There are several strategies traders can utilize when trading on the foreign exchange. Some of the most common strategies are carry trading and technical analysis. In more recent times, new strategies have emerged, such as the use of artificial intelligence and algorithmic trading bots. 0 Percent is active in this emerging space and already has trading bots developed for the FX market.

Carry Trading

Carry trading is a trading strategy whereby a trader will borrow money in a currency that has a low interest rate and use it to invest in a currency with a high interest rate, earning the interest rate differential profit. Carry trading is a time based technique, and typically sees profits over a longer period of time. For example, let’s say a trader borrows Japanese Yen, which has a relatively low interest rate, and uses it to buy Canadian Dollars, which has a higher interest rate. The trader would hold on to the Canadian dollar earning the higher interest rate, but pay the lower interest rate on the borrowed Yen.

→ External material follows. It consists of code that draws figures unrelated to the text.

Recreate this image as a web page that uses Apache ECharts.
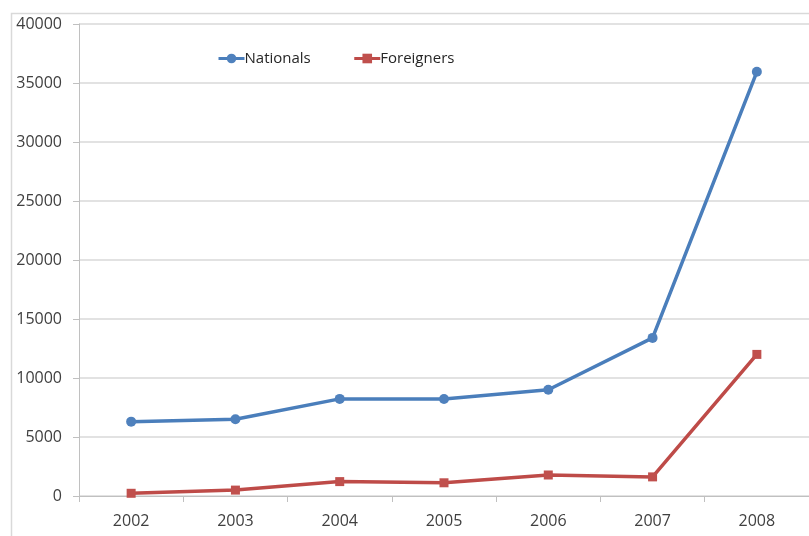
<!DOCTYPE html>
<html>
<head>
<meta charset="utf-8">
<script src="https://cdn.jsdelivr.net/npm/echarts@6/dist/echarts.min.js"></script>
<style>
  html, body { margin: 0; padding: 0; background: #ffffff; }
  #chart { width: 809px; height: 536px; }
</style>
</head>
<body>
<div id="chart"></div>
<script>
// Yearly counts, nationals vs foreigners
const years = ['2002', '2003', '2004', '2005', '2006', '2007', '2008'];
const nationals = [6300, 6500, 8230, 8220, 9000, 13400, 35950];
const foreigners = [230, 500, 1220, 1120, 1780, 1620, 12000];
const yTicks = { min: 0, max: 40000, step: 5000 };

const FONT = '"Open Sans", "Liberation Sans", sans-serif';
const chart = echarts.init(document.getElementById('chart'));

chart.setOption({
  animation: false,
  backgroundColor: '#ffffff',
  graphic: [{
    type: 'rect',
    shape: { x: 11.5, y: 13.5, width: 900, height: 600 },
    style: { fill: 'none', stroke: '#d9d9d9', lineWidth: 1.5 },
    silent: true
  }],
  grid: { left: 79, top: 24, bottom: 40, width: 735 },
  legend: {
    left: 212,
    top: 46,
    itemWidth: 26,
    itemHeight: 12,
    itemGap: 42,
    lineStyle: { width: 3 },
    textStyle: { fontFamily: FONT, fontSize: 15, color: '#262626', padding: [0, 0, 0, -5] },
    data: ['Nationals', 'Foreigners']
  },
  xAxis: {
    type: 'category',
    data: years,
    boundaryGap: true,
    axisLine: { lineStyle: { color: '#c0c0c0', width: 1 } },
    axisTick: { show: true, length: 6, alignWithLabel: false, lineStyle: { color: '#c0c0c0' } },
    axisLabel: { fontFamily: FONT, fontSize: 16, color: '#404040', margin: 17 },
    splitLine: { show: false }
  },
  yAxis: {
    type: 'value',
    min: yTicks.min,
    max: yTicks.max,
    interval: yTicks.step,
    axisLine: { show: true, lineStyle: { color: '#c0c0c0', width: 1 } },
    axisTick: { show: true, length: 6, lineStyle: { color: '#c0c0c0' } },
    axisLabel: {
      fontFamily: FONT, fontSize: 16, color: '#404040', margin: 17,
      formatter: (v) => String(v)
    },
    splitLine: { show: true, lineStyle: { color: '#d9d9d9', width: 1.5 } }
  },
  series: [
    {
      name: 'Nationals',
      type: 'line',
      data: nationals,
      symbol: 'circle',
      symbolSize: 10,
      lineStyle: { color: '#4a7ebb', width: 3.5 },
      itemStyle: { color: '#4f81bd', borderWidth: 0 }
    },
    {
      name: 'Foreigners',
      type: 'line',
      data: foreigners,
      symbol: 'rect',
      symbolSize: 9,
      lineStyle: { color: '#be4b48', width: 3.5 },
      itemStyle: { color: '#c0504d', borderWidth: 0 }
    }
  ]
});
</script>
</body>
</html>
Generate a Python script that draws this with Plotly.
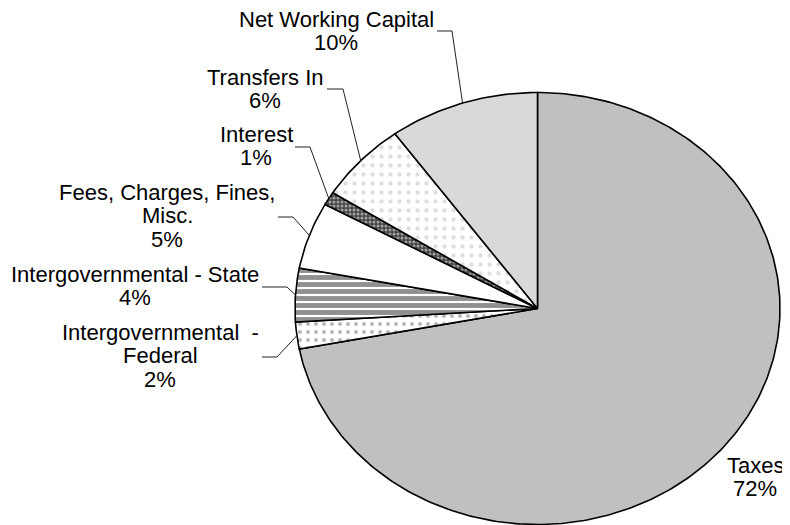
import numpy as np
import plotly.graph_objects as go

# ---- data ----
categories = ["Taxes", "Intergovernmental - Federal", "Intergovernmental - State",
              "Fees, Charges, Fines, Misc.", "Interest", "Transfers In", "Net Working Capital"]
values = [72, 2, 4, 5, 1, 6, 10]
label_lines = [["Taxes"], ["Intergovernmental  -", "Federal"], ["Intergovernmental - State"],
               ["Fees, Charges, Fines,", "Misc."], ["Interest"], ["Transfers In"],
               ["Net Working Capital"]]

# ---- styling / layout (pixel space of the 790x525 window) ----
W, H = 790, 525
PAGE_MARGIN = 8  # default body margin of the html page
cx, cy, rx, ry = 537.5, 308.5, 242.5, 216.0
FONT = dict(family="Liberation Sans, Arial, sans-serif", size=22, color="black")
LINE_H = 23.5

fills = [
    dict(fillcolor="#c0c0c0", pattern=None),
    dict(fillcolor="white", pattern=dict(shape=".", fgcolor="#6e6e6e", bgcolor="white", size=8, solidity=0.2)),
    dict(fillcolor="white", pattern=dict(shape="-", fgcolor="#222222", bgcolor="white", size=7, solidity=0.7)),
    dict(fillcolor="white", pattern=None),
    dict(fillcolor="#505050", pattern=dict(shape=".", fgcolor="white", bgcolor="#444444", size=4, solidity=0.45)),
    dict(fillcolor="white", pattern=dict(shape=".", fgcolor="#bdbdbd", bgcolor="white", size=9, solidity=0.18)),
    dict(fillcolor="#d9d9dc", pattern=None),
]

# label placement: center x, first baseline y
label_pos = [(755, 473), (160, 340), (135, 282), (167, 200), (256, 142), (265, 85), (336, 27)]
# leader elbows (horizontal segment), None for no leader
leaders = [None, [(262, 357), (277, 357)], [(262, 287), (287, 287)], [(278, 217), (293, 217)],
           [(295, 147), (310, 147)], [(327, 89), (343, 89)], [(437, 31), (452, 31)]]


def pt(frac, scale=1.0):
    a = 2 * np.pi * np.asarray(frac)
    return cx + scale * rx * np.sin(a), cy - scale * ry * np.cos(a)


fig = go.Figure()
total = float(sum(values))
cum = np.concatenate([[0], np.cumsum(values)]) / total

for i, cat in enumerate(categories):
    f0, f1 = cum[i], cum[i + 1]
    t = np.linspace(f0, f1, max(8, int((f1 - f0) * 400)))
    ax, ay = pt(t)
    xs = np.concatenate([[cx], ax, [cx]])
    ys = np.concatenate([[cy], ay, [cy]])
    kw = dict(x=xs, y=ys, mode="lines", fill="toself", fillcolor=fills[i]["fillcolor"],
              line=dict(color="black", width=1.6), name=cat, hoverinfo="name", showlegend=False)
    if fills[i]["pattern"] is not None:
        kw["fillpattern"] = fills[i]["pattern"]
    fig.add_trace(go.Scatter(**kw))

# leader lines and labels
annotations = []
for i, cat in enumerate(categories):
    mid = (cum[i] + cum[i + 1]) / 2
    if leaders[i] is not None:
        ex, ey = pt(mid)
        lx = [leaders[i][0][0], leaders[i][1][0], float(ex)]
        ly = [leaders[i][0][1], leaders[i][1][1], float(ey)]
        fig.add_trace(go.Scatter(x=lx, y=ly, mode="lines", line=dict(color="#222222", width=1),
                                 hoverinfo="skip", showlegend=False))
    lines = label_lines[i] + [f"{values[i]}%"]
    x0, b0 = label_pos[i]
    for k, txt in enumerate(lines):
        annotations.append(dict(x=x0, y=b0 + k * LINE_H - 0.3465 * FONT["size"], xref="x", yref="y",
                                text=txt, showarrow=False, xanchor="center", yanchor="middle",
                                font=FONT))

fig.update_layout(
    width=W - PAGE_MARGIN, height=H - PAGE_MARGIN, margin=dict(l=0, r=0, t=0, b=0),
    paper_bgcolor="white", plot_bgcolor="white",
    xaxis=dict(range=[PAGE_MARGIN, W], visible=False, fixedrange=True),
    yaxis=dict(range=[H, PAGE_MARGIN], visible=False, fixedrange=True),
    annotations=annotations, showlegend=False,
)

fig.write_html("out.html")
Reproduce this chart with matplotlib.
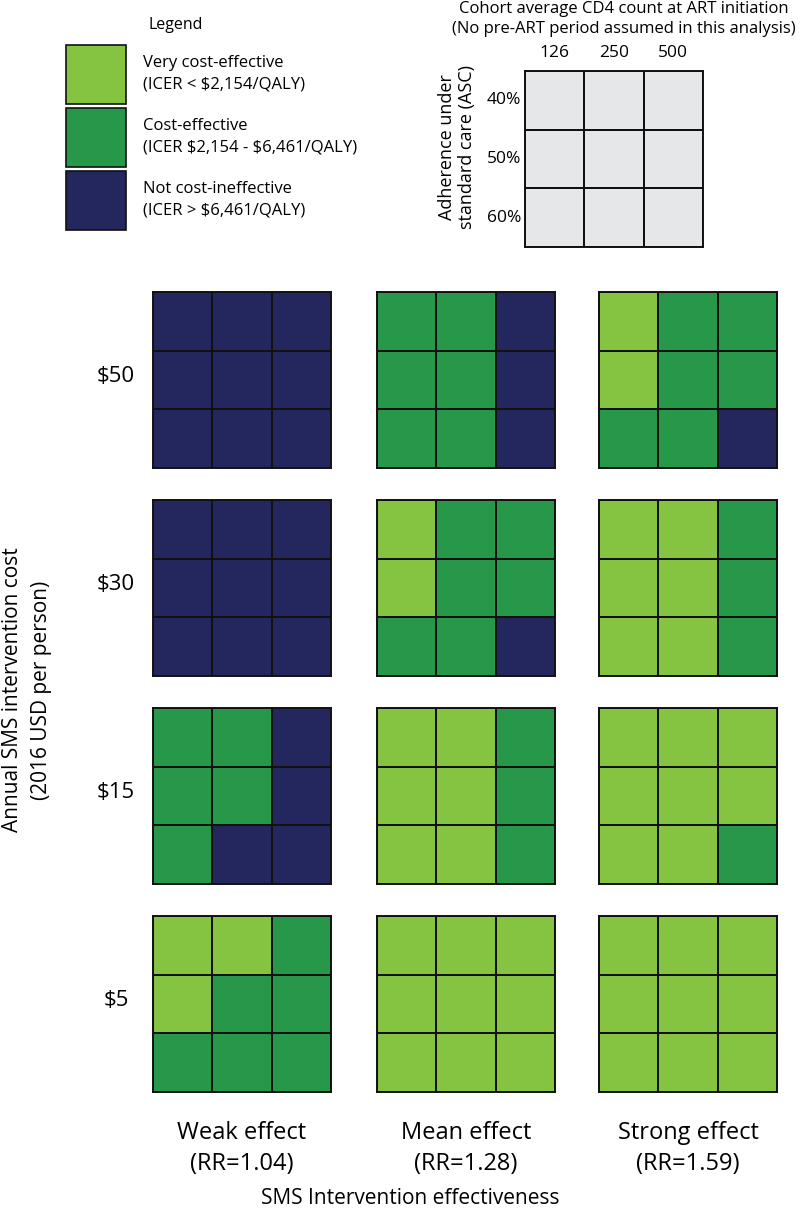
import numpy as np
import matplotlib
matplotlib.use('Agg')
from matplotlib import pyplot as plt
from matplotlib.colors import ListedColormap
from matplotlib.patches import Rectangle

plt.rcParams['font.family'] = ['Open Sans', 'DejaVu Sans']

# category codes: 0 = very cost-effective, 1 = cost-effective, 2 = not cost-effective
costs = ['$50', '$30', '$15', '$5']
effect_names = ['Weak effect', 'Mean effect', 'Strong effect']
effect_rr = ['(RR=1.04)', '(RR=1.28)', '(RR=1.59)']
cd4_counts = ['126', '250', '500']
adherence = ['40%', '50%', '60%']
legend_labels = ['Very cost-effective\n(ICER < $2,154/QALY)',
                 'Cost-effective\n(ICER $2,154 - $6,461/QALY)',
                 'Not cost-ineffective\n(ICER > $6,461/QALY)']

# rows = adherence (40/50/60%), cols = CD4 count (126/250/500)
cost50_weak = [[2, 2, 2], [2, 2, 2], [2, 2, 2]]
cost50_mean = [[1, 1, 2], [1, 1, 2], [1, 1, 2]]
cost50_strong = [[0, 1, 1], [0, 1, 1], [1, 1, 2]]
cost30_weak = [[2, 2, 2], [2, 2, 2], [2, 2, 2]]
cost30_mean = [[0, 1, 1], [0, 1, 1], [1, 1, 2]]
cost30_strong = [[0, 0, 1], [0, 0, 1], [0, 0, 1]]
cost15_weak = [[1, 1, 2], [1, 1, 2], [1, 2, 2]]
cost15_mean = [[0, 0, 1], [0, 0, 1], [0, 0, 1]]
cost15_strong = [[0, 0, 0], [0, 0, 0], [0, 0, 1]]
cost5_weak = [[0, 0, 1], [0, 1, 1], [1, 1, 1]]
cost5_mean = [[0, 0, 0], [0, 0, 0], [0, 0, 0]]
cost5_strong = [[0, 0, 0], [0, 0, 0], [0, 0, 0]]

grids = [[cost50_weak, cost50_mean, cost50_strong],
         [cost30_weak, cost30_mean, cost30_strong],
         [cost15_weak, cost15_mean, cost15_strong],
         [cost5_weak, cost5_mean, cost5_strong]]

colors = ['#85c441', '#27974a', '#23275d']
cmap = ListedColormap(colors)
W, H = 800, 1214

fig = plt.figure(figsize=(W / 100, H / 100), dpi=100)


def fx(x):
    return x / W


def fy(y):
    return 1 - y / H


def label(x, y, s, **kw):
    kw.setdefault('ha', 'center')
    kw.setdefault('va', 'center')
    return fig.text(fx(x), fy(y), s, parse_math=False, **kw)


def grid_axes(x0, y0, w, h):
    ax = fig.add_axes([fx(x0), fy(y0 + h), w / W, h / H])
    ax.set_xlim(0, 3)
    ax.set_ylim(3, 0)
    ax.set_xticks([])
    ax.set_yticks([])
    for s in ax.spines.values():
        s.set_linewidth(1.4)
        s.set_color('#111111')
    return ax


col_x = [153, 377, 599]
row_y = [292, 500, 708, 916]
cw, ch = 178, 176

for i, row in enumerate(grids):
    for j, g in enumerate(row):
        ax = grid_axes(col_x[j], row_y[i], cw, ch)
        ax.pcolormesh(np.array(g), cmap=cmap, vmin=-0.5, vmax=2.5,
                      edgecolors='#111111', linewidth=1.2)
    label(116, row_y[i] + ch / 2 - 3, costs[i], fontsize=16)

for j in range(3):
    label(col_x[j] + cw / 2, 1133, effect_names[j], fontsize=17)
    label(col_x[j] + cw / 2, 1164, effect_rr[j], fontsize=17)

label(410, 1199, 'SMS Intervention effectiveness', fontsize=15)
label(27, 690, 'Annual SMS intervention cost\n(2016 USD per person)',
      fontsize=15, rotation=90, linespacing=1.45)

# key grid
kx, ky = 525, 71
key = grid_axes(kx, ky, 178, 176)
key.pcolormesh(np.zeros((3, 3)), cmap=ListedColormap(['#e6e7e8']),
               edgecolors='#111111', linewidth=1.2)
for j, c in enumerate(cd4_counts):
    label(kx + 178 * (j + 0.5) / 3, 53, c, fontsize=12.5)
for i, a in enumerate(adherence):
    label(521, ky + 176 * (i + 0.5) / 3, a, fontsize=12.5, ha='right')
label(624, 19, 'Cohort average CD4 count at ART initiation\n'
      '(No pre-ART period assumed in this analysis)', fontsize=12,
      linespacing=1.35)
label(457, 147, 'Adherence under\nstandard care (ASC)', fontsize=13,
      rotation=90, linespacing=1.15)

# legend
label(176, 25, 'Legend', fontsize=11.5)
for i, lab in enumerate(legend_labels):
    y0 = 45 + i * 63
    fig.add_artist(Rectangle((fx(66), fy(y0 + 59)), 60 / W, 59 / H,
                             transform=fig.transFigure, facecolor=colors[i],
                             edgecolor='#111111', linewidth=1.2))
    label(143, y0 + 29, lab, fontsize=12, ha='left', linespacing=1.45)

fig.savefig('out.png', dpi=100)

As a general rule, carry trading requires significant capital and also carries a significant amount of risk.

Technical Analysis

A more traditional technique, technical analysis is a strategy that involves studying charts and other market data to identify patterns and trends. This data is extrapolated to predict future price movements. Technical analysis is a time consuming method, though generally holds less risk than many other strategies, as trades are based on data and a good understanding of trends.

Algo Bots

A more recent phenomenon, the use of algorithmic trading bots, or algo bots is becoming increasingly widespread. Algorithms powered by artificial intelligence can be programmed with immense amounts of market data and can even be connected to the internet, enabling the algorithm to learn from current events in real time. These bots can trade 24 hours a day and have the potential to earn greater returns than human traders. While it is important not to rely solely on algo bots for all of your investing, algo bots can be a useful tool in an arsenal of investing tools used to generate profits.

Forex is one of a multitude of exchanges, with its own risk / reward ratio, and requires its own set of strategies for success. Forex offers a great opportunity for traders looking to make a profit on the global market, but should be approached with sound understanding and a diverse portfolio of risk management techniques.